*Material for this task*:
● ● ● ●
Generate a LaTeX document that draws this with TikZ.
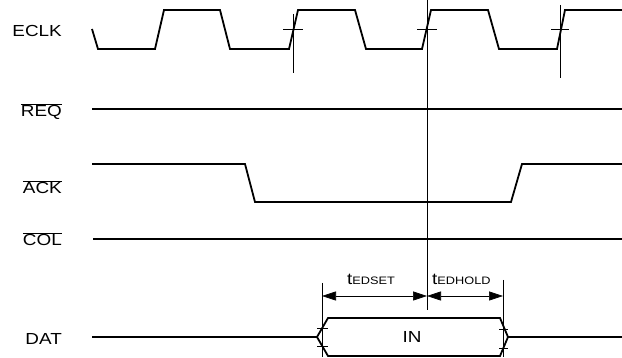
\documentclass[tikz,border=0pt]{standalone}
\usepackage{fontspec}
\setmainfont{Liberation Sans}[FakeStretch=1.18]
\usepackage{tikz}
\usetikzlibrary{arrows.meta}

\begin{document}
\begin{tikzpicture}[x=1pt, y=-1pt,
  sig/.style={line width=1.8pt},
  guide/.style={line width=0.6pt},
  lbl/.style={anchor=base east, inner sep=0pt, font=\fontsize{16}{18}\selectfont},
  sub/.style={anchor=base west, inner sep=0pt, font=\fontsize{16}{18}\selectfont},
  dim/.style={line width=0.6pt, {Triangle[length=14pt,width=9pt]}-{Triangle[length=14pt,width=9pt]}}]
\useasboundingbox (0,0) rectangle (622,358);

\node[lbl] (eclk) at (62,37) {ECLK};
\node[lbl] (req) at (62,116.5) {$\overline{\mbox{REQ}}$};
\node[lbl] (ack) at (62,194) {$\overline{\mbox{ACK}}$};
\node[lbl] (col) at (62,246) {$\overline{\mbox{COL}}$};
\node[lbl] (dat) at (62,345) {DAT};

\draw[sig] (92,29) -- (98,49) -- (155,49) -- (164,10) -- (220,10) -- (230,49) -- (289,49) -- (298,10) -- (355,10) -- (366,49) -- (422,49) -- (431,10) -- (488,10) -- (499,49) -- (557,49) -- (565,10) -- (622,10);

\draw[guide] (293,14) -- (293,73);
\draw[guide] (283,29.5) -- (303,29.5);
\draw[guide] (427,0) -- (427,310);
\draw[guide] (417,29.5) -- (437,29.5);
\draw[guide] (560,5) -- (560,78);
\draw[guide] (551,29.5) -- (569,29.5);

\draw[sig] (92,109) -- (622,109);

\draw[sig] (92,164) -- (245,164) -- (255,202) -- (511,202) -- (522,164) -- (622,164);

\draw[sig] (93,239) -- (622,239);

\node[lbl, anchor=base] (in) at (412,343) {IN};
\draw[sig] (92,337) -- (317,337);
\draw[sig] (317,337) -- (328,318) -- (500,318) -- (508,337) -- (500,356) -- (328,356) -- cycle;
\draw[sig] (508,337) -- (622,337);

\coordinate (setA) at (322,296);
\coordinate (setB) at (427,296);
\coordinate (holdB) at (503,296);
\draw[guide] (322,283) -- (322,357);
\draw[guide] (503,280) -- (503,357);
\draw[guide] (317,328.5) -- (328,328.5);
\draw[guide] (317,346.5) -- (328,346.5);
\draw[guide] (499,329) -- (508,329);
\draw[guide] (499,348) -- (508,348);
\draw[dim] (setA) -- (setB);
\draw[dim] (setB) -- (holdB);

\node[sub] (tset) at (347,285) {t{\fontsize{10.8}{12}\selectfont EDSET}};
\node[sub] (thold) at (432,285) {t{\fontsize{10.8}{12}\selectfont EDHOLD}};
\end{tikzpicture}
\end{document}
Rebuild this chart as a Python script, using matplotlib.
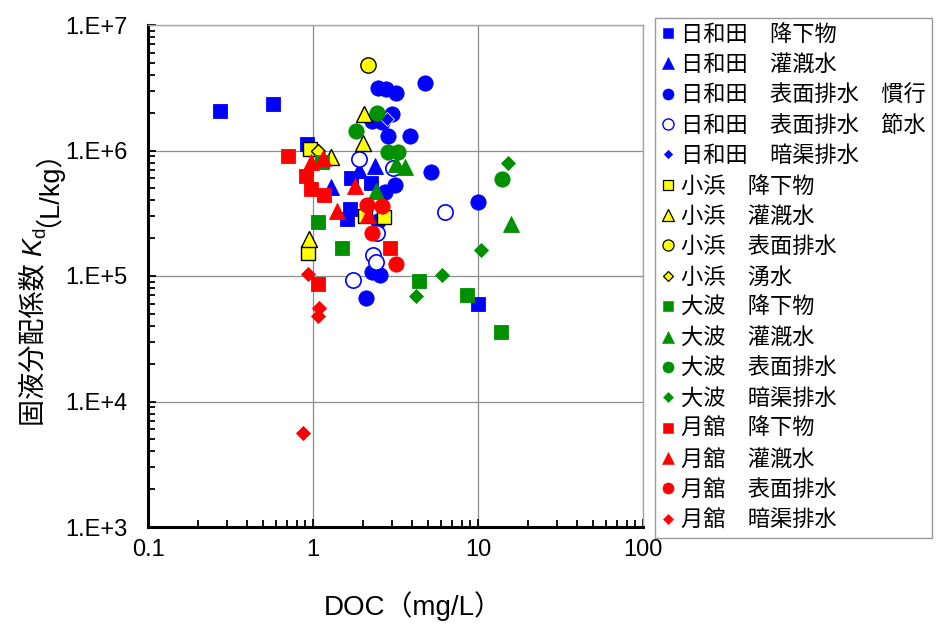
● ● ● ●
*Task instructions*:
With the pictures left out, transcribe the material exactly.

*Result for this task*:
Generate a LaTeX document that draws this with TikZ.
\documentclass[tikz,border=0pt]{standalone}
\usepackage{fontspec}
\setmainfont{Liberation Sans}[FakeStretch=1.18]
\usepackage{tikz}
\usetikzlibrary{arrows.meta}

\begin{document}
\begin{tikzpicture}[x=1pt, y=-1pt,
  sig/.style={line width=1.8pt},
  guide/.style={line width=0.6pt},
  lbl/.style={anchor=base east, inner sep=0pt, font=\fontsize{16}{18}\selectfont},
  sub/.style={anchor=base west, inner sep=0pt, font=\fontsize{16}{18}\selectfont},
  dim/.style={line width=0.6pt, {Triangle[length=14pt,width=9pt]}-{Triangle[length=14pt,width=9pt]}}]
\useasboundingbox (0,0) rectangle (622,358);

\node[lbl] (eclk) at (62,37) {ECLK};
\node[lbl] (req) at (62,116.5) {$\overline{\mbox{REQ}}$};
\node[lbl] (ack) at (62,194) {$\overline{\mbox{ACK}}$};
\node[lbl] (col) at (62,246) {$\overline{\mbox{COL}}$};
\node[lbl] (dat) at (62,345) {DAT};

\draw[sig] (92,29) -- (98,49) -- (155,49) -- (164,10) -- (220,10) -- (230,49) -- (289,49) -- (298,10) -- (355,10) -- (366,49) -- (422,49) -- (431,10) -- (488,10) -- (499,49) -- (557,49) -- (565,10) -- (622,10);

\draw[guide] (293,14) -- (293,73);
\draw[guide] (283,29.5) -- (303,29.5);
\draw[guide] (427,0) -- (427,310);
\draw[guide] (417,29.5) -- (437,29.5);
\draw[guide] (560,5) -- (560,78);
\draw[guide] (551,29.5) -- (569,29.5);

\draw[sig] (92,109) -- (622,109);

\draw[sig] (92,164) -- (245,164) -- (255,202) -- (511,202) -- (522,164) -- (622,164);

\draw[sig] (93,239) -- (622,239);

\node[lbl, anchor=base] (in) at (412,343) {IN};
\draw[sig] (92,337) -- (317,337);
\draw[sig] (317,337) -- (328,318) -- (500,318) -- (508,337) -- (500,356) -- (328,356) -- cycle;
\draw[sig] (508,337) -- (622,337);

\coordinate (setA) at (322,296);
\coordinate (setB) at (427,296);
\coordinate (holdB) at (503,296);
\draw[guide] (322,283) -- (322,357);
\draw[guide] (503,280) -- (503,357);
\draw[guide] (317,328.5) -- (328,328.5);
\draw[guide] (317,346.5) -- (328,346.5);
\draw[guide] (499,329) -- (508,329);
\draw[guide] (499,348) -- (508,348);
\draw[dim] (setA) -- (setB);
\draw[dim] (setB) -- (holdB);

\node[sub] (tset) at (347,285) {t{\fontsize{10.8}{12}\selectfont EDSET}};
\node[sub] (thold) at (432,285) {t{\fontsize{10.8}{12}\selectfont EDHOLD}};
\end{tikzpicture}
\end{document}
Rebuild this chart as a Python script, using matplotlib.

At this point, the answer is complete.